GIVEN DATA:
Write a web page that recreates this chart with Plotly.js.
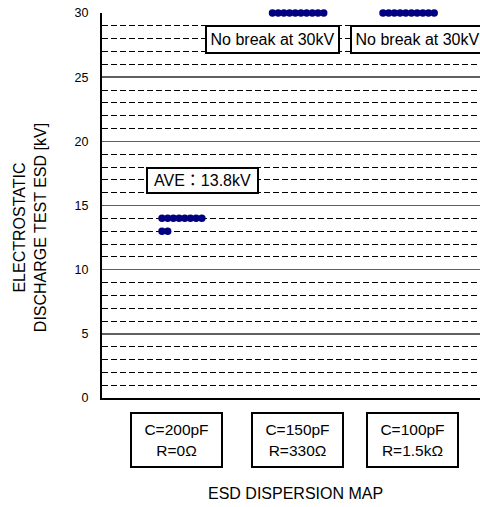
<!DOCTYPE html>
<html>
<head>
<meta charset="utf-8">
<script src="https://cdn.plot.ly/plotly-3.0.1.min.js"></script>
<style>html,body{margin:0;padding:0;background:#fff;}#chart{width:480px;height:507px;}</style>
</head>
<body>
<div id="chart"></div>
<script>
// ---- data ----
const categories = ['C=200pF<br>R=0Ω', 'C=150pF<br>R=330Ω', 'C=100pF<br>R=1.5kΩ'];
const esd200pF = [14, 14, 14, 14, 14, 14, 14, 14, 13, 13];
const esd150pF = [30, 30, 30, 30, 30, 30, 30, 30, 30, 30];
const esd100pF = [30, 30, 30, 30, 30, 30, 30, 30, 30, 30];
const yTickVals = [0, 5, 10, 15, 20, 25, 30];
const noBreakLabel = 'No break at 30kV';
const yTitle = 'ELECTROSTATIC<br>DISCHARGE TEST ESD [kV]';
const xTitle = 'ESD DISPERSION MAP';

// ---- build dot-plot positions (stack equal values side by side) ----
const groups = [esd200pF, esd150pF, esd100pF];
const STEP = 0.0515; // horizontal spacing between stacked dots (axis units)
const xs = [], ys = [];
groups.forEach((vals, g) => {
  const count = {};
  vals.forEach(v => {
    const k = count[v] || 0;
    count[v] = k + 1;
    xs.push(g + k * STEP);
    ys.push(v);
  });
});
const mean200 = esd200pF.reduce((a, b) => a + b, 0) / esd200pF.length;
const aveLabel = 'AVE：' + mean200.toFixed(1) + 'kV';

const FONT = 'Liberation Sans, Arial, Noto Sans CJK JP, sans-serif';

const trace = {
  type: 'scatter', mode: 'markers', x: xs, y: ys,
  marker: {size: 7.5, color: '#000080', line: {width: 0}},
  cliponaxis: false, hoverinfo: 'skip', showlegend: false
};

function boxAnn(text, x, y, w, h, xref, yref) {
  return {
    text: text, x: x, y: y, xref: xref, yref: yref,
    showarrow: false, xanchor: 'center', yanchor: 'middle',
    width: w, height: h, align: 'center', valign: 'middle',
    bgcolor: '#ffffff', bordercolor: '#000000', borderwidth: 2, borderpad: 1,
    font: {family: FONT, size: 16, color: '#000'}
  };
}

const catX = [0.127, 1.226, 2.271];
const annotations = [
  boxAnn(noBreakLabel, 1.0, 27.9, 129, 23, 'x', 'y'),
  boxAnn(noBreakLabel, 2.308, 27.9, 129, 23, 'x', 'y'),
  boxAnn(aveLabel, 0.371, 16.91, 107, 21, 'x', 'y'),
];
categories.forEach((c, i) => {
  const a = boxAnn(c, catX[i], -0.108, 87, 50, 'x', 'paper');
  a.font.size = 15.5;
  annotations.push(a);
});
annotations.push({
  text: xTitle, x: 1.208, y: -0.247, xref: 'x', yref: 'paper',
  showarrow: false, xanchor: 'center', yanchor: 'middle',
  font: {family: FONT, size: 16, color: '#000'}
});
annotations.push({
  text: yTitle, x: -0.19, y: 0.4416, xref: 'paper', yref: 'paper',
  showarrow: false, xanchor: 'center', yanchor: 'middle', textangle: -90,
  font: {family: FONT, size: 16, color: '#000'}
});

const layout = {
  width: 480, height: 507,
  margin: {l: 102, r: 0, t: 13, b: 109, autoexpand: false},
  paper_bgcolor: '#fff', plot_bgcolor: '#fff',
  showlegend: false,
  font: {family: FONT, color: '#000'},
  xaxis: {
    range: [-0.543, 2.878], showgrid: false, zeroline: false,
    showticklabels: false, ticks: '',
    showline: true, linecolor: '#000', linewidth: 1.5
  },
  yaxis: {
    range: [0, 30], tickvals: yTickVals, ticks: '',
    ticklabelstandoff: 9,
    tickfont: {family: FONT, size: 12.5, color: '#000'},
    showgrid: true, gridcolor: '#606060', gridwidth: 1.5,
    zeroline: false,
    showline: true, linecolor: '#000', linewidth: 2,
    minor: {dtick: 1, tick0: 0, showgrid: true, gridcolor: '#000', gridwidth: 1, griddash: '6px,3px', ticks: ''}
  },
  annotations: annotations
};

Plotly.newPlot('chart', [trace], layout, {displayModeBar: false, staticPlot: true});
</script>
</body>
</html>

TASK TO COMPLETE: Extract all the data above exactly, excluding every picture.

RESPONSE TO THIS EXERCISE:
Write a web page that recreates this chart with Plotly.js.
<!DOCTYPE html>
<html>
<head>
<meta charset="utf-8">
<script src="https://cdn.plot.ly/plotly-3.0.1.min.js"></script>
<style>html,body{margin:0;padding:0;background:#fff;}#chart{width:480px;height:507px;}</style>
</head>
<body>
<div id="chart"></div>
<script>
// ---- data ----
const categories = ['C=200pF<br>R=0Ω', 'C=150pF<br>R=330Ω', 'C=100pF<br>R=1.5kΩ'];
const esd200pF = [14, 14, 14, 14, 14, 14, 14, 14, 13, 13];
const esd150pF = [30, 30, 30, 30, 30, 30, 30, 30, 30, 30];
const esd100pF = [30, 30, 30, 30, 30, 30, 30, 30, 30, 30];
const yTickVals = [0, 5, 10, 15, 20, 25, 30];
const noBreakLabel = 'No break at 30kV';
const yTitle = 'ELECTROSTATIC<br>DISCHARGE TEST ESD [kV]';
const xTitle = 'ESD DISPERSION MAP';

// ---- build dot-plot positions (stack equal values side by side) ----
const groups = [esd200pF, esd150pF, esd100pF];
const STEP = 0.0515; // horizontal spacing between stacked dots (axis units)
const xs = [], ys = [];
groups.forEach((vals, g) => {
  const count = {};
  vals.forEach(v => {
    const k = count[v] || 0;
    count[v] = k + 1;
    xs.push(g + k * STEP);
    ys.push(v);
  });
});
const mean200 = esd200pF.reduce((a, b) => a + b, 0) / esd200pF.length;
const aveLabel = 'AVE：' + mean200.toFixed(1) + 'kV';

const FONT = 'Liberation Sans, Arial, Noto Sans CJK JP, sans-serif';

const trace = {
  type: 'scatter', mode: 'markers', x: xs, y: ys,
  marker: {size: 7.5, color: '#000080', line: {width: 0}},
  cliponaxis: false, hoverinfo: 'skip', showlegend: false
};

function boxAnn(text, x, y, w, h, xref, yref) {
  return {
    text: text, x: x, y: y, xref: xref, yref: yref,
    showarrow: false, xanchor: 'center', yanchor: 'middle',
    width: w, height: h, align: 'center', valign: 'middle',
    bgcolor: '#ffffff', bordercolor: '#000000', borderwidth: 2, borderpad: 1,
    font: {family: FONT, size: 16, color: '#000'}
  };
}

const catX = [0.127, 1.226, 2.271];
const annotations = [
  boxAnn(noBreakLabel, 1.0, 27.9, 129, 23, 'x', 'y'),
  boxAnn(noBreakLabel, 2.308, 27.9, 129, 23, 'x', 'y'),
  boxAnn(aveLabel, 0.371, 16.91, 107, 21, 'x', 'y'),
];
categories.forEach((c, i) => {
  const a = boxAnn(c, catX[i], -0.108, 87, 50, 'x', 'paper');
  a.font.size = 15.5;
  annotations.push(a);
});
annotations.push({
  text: xTitle, x: 1.208, y: -0.247, xref: 'x', yref: 'paper',
  showarrow: false, xanchor: 'center', yanchor: 'middle',
  font: {family: FONT, size: 16, color: '#000'}
});
annotations.push({
  text: yTitle, x: -0.19, y: 0.4416, xref: 'paper', yref: 'paper',
  showarrow: false, xanchor: 'center', yanchor: 'middle', textangle: -90,
  font: {family: FONT, size: 16, color: '#000'}
});

const layout = {
  width: 480, height: 507,
  margin: {l: 102, r: 0, t: 13, b: 109, autoexpand: false},
  paper_bgcolor: '#fff', plot_bgcolor: '#fff',
  showlegend: false,
  font: {family: FONT, color: '#000'},
  xaxis: {
    range: [-0.543, 2.878], showgrid: false, zeroline: false,
    showticklabels: false, ticks: '',
    showline: true, linecolor: '#000', linewidth: 1.5
  },
  yaxis: {
    range: [0, 30], tickvals: yTickVals, ticks: '',
    ticklabelstandoff: 9,
    tickfont: {family: FONT, size: 12.5, color: '#000'},
    showgrid: true, gridcolor: '#606060', gridwidth: 1.5,
    zeroline: false,
    showline: true, linecolor: '#000', linewidth: 2,
    minor: {dtick: 1, tick0: 0, showgrid: true, gridcolor: '#000', gridwidth: 1, griddash: '6px,3px', ticks: ''}
  },
  annotations: annotations
};

Plotly.newPlot('chart', [trace], layout, {displayModeBar: false, staticPlot: true});
</script>
</body>
</html>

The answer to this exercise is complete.